I heard part of a story on NPR this morning about the overuse of antibiotics. It's not a new story, but is of increasing concern. It got me to thinking about sickness and work and how we view them both these days.
At the risk of generalizing too much from my own experience, do you remember when you were a kid and you woke up feeling kind of tired and yucky but not really sick, and you complained to your mom? There was the hope that she would say, "Aw Honey, you don't look too good, why don't you just stay home from school today?" Freedom! I might not be sick sick, but I needed a day of respite from life, maybe to keep me from getting sick.
Of course, more often she would give me that slightly concerned, mostly exasperated look that said she had to go to work and couldn't stay home with a maybe sick kid. I never had to go to school really down and out sick, but there were plenty of days when a tummy ache or sniffly cold was not enough to warrant staying home. So what did I learn? Don't pay attention to those signals. If you're not dying, get yourself up and get moving. Responsible people ignore ill health ---- or any health, for that matter ----- and don't let their classmates/teachers/teammates/co-workers down. The corollary of that is, take this pill or medicine or powder or syrup and just keep going. There's a remedy for everything and staying home is for sissies.

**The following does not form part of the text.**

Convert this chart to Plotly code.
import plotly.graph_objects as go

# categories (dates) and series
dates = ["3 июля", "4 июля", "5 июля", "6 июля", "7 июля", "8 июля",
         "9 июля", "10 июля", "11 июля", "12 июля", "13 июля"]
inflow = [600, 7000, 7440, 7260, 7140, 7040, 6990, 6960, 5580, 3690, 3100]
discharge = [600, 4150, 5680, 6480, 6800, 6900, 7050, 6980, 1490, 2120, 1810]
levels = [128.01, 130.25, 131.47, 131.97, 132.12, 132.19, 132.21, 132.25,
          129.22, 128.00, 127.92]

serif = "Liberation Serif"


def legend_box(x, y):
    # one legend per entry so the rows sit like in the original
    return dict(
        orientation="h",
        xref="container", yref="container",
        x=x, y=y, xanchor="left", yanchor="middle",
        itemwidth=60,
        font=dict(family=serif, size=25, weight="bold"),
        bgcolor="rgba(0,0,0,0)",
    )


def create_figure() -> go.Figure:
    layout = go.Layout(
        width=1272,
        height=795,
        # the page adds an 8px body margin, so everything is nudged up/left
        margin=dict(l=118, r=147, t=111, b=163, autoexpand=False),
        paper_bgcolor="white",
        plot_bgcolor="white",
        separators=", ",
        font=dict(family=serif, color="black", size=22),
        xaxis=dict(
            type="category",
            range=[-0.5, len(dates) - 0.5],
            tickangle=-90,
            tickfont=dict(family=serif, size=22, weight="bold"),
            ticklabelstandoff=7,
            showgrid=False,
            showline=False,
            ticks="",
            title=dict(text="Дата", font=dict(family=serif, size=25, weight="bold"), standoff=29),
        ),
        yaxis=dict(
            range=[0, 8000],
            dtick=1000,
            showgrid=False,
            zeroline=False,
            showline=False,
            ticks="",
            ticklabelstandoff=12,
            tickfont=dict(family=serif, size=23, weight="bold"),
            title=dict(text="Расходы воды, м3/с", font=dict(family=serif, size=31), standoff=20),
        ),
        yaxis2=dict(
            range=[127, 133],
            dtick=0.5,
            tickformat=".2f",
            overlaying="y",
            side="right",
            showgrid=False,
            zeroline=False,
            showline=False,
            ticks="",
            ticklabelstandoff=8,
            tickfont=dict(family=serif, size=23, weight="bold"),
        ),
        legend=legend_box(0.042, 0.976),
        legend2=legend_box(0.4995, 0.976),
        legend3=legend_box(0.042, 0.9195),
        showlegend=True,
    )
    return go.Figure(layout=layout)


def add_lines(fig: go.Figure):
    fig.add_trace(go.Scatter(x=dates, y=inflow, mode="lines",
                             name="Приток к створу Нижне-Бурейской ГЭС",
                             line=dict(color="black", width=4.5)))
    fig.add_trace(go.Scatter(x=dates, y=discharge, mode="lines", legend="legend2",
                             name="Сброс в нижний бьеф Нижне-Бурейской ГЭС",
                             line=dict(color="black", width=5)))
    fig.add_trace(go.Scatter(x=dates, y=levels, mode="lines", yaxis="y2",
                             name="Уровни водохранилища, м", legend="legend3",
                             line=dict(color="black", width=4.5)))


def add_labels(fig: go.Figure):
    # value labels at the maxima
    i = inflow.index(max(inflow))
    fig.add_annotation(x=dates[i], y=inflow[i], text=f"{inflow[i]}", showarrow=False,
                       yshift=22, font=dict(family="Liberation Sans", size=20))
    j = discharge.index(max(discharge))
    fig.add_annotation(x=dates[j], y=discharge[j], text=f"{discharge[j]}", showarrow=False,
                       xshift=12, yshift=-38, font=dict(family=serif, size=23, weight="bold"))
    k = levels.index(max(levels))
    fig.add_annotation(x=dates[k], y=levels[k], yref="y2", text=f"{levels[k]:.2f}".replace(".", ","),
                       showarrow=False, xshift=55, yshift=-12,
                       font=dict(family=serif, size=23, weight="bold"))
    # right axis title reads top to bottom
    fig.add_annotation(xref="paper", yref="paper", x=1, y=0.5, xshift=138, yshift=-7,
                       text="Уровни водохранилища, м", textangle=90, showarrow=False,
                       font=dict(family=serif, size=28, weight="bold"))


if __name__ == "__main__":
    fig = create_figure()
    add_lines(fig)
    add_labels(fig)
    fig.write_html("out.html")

It's probably not a far reach from never admitting illness to always being fine. "How are you?" "Fine, fine." If I don't feel fine, I can always take a pill, take a drink, yell at someone, bitch and moan about other people's incompetence. . . There's some sort of remedy out there, something to take my mind off of the pain.
I've been researching some diseases lately to include them in my current novel. Smallpox, diphteria, measles, whooping cough, malaria, scarlet fever, polio . . . there's a nearly endless list of the conditions that killed generations of our forebears. Disease was a constant threat and could strike at any time. Because there was so little reliable medicine available, people had a respect for sickness that we don't share anymore.
Antibiotics and other medicines have created a revolution. The epidemics that used to wipe out whole families and entire villages, have been largely controlled or extinguished, at least in the industrialized world. Now we succumb to chronic, lifestyle diseases ---- high class problems, as we say in AA. Too much food, too much alcohol, too little hard work and exercise. They'll kill you just as certainly.
I have not been infectiously sick since I stopped teaching a year ago. We have a remarkably healthy household, and I'm grateful for that. I harbor a lot of superstitious behavior and beliefs about that, but cut me some slack. It seems to be working. Probably the biggest thing, though, is that I no longer have to be around children and co-workers who have learned the modern protocol for sickness ---- if you're not on death's door, go to work! After all, the world can't get along without you.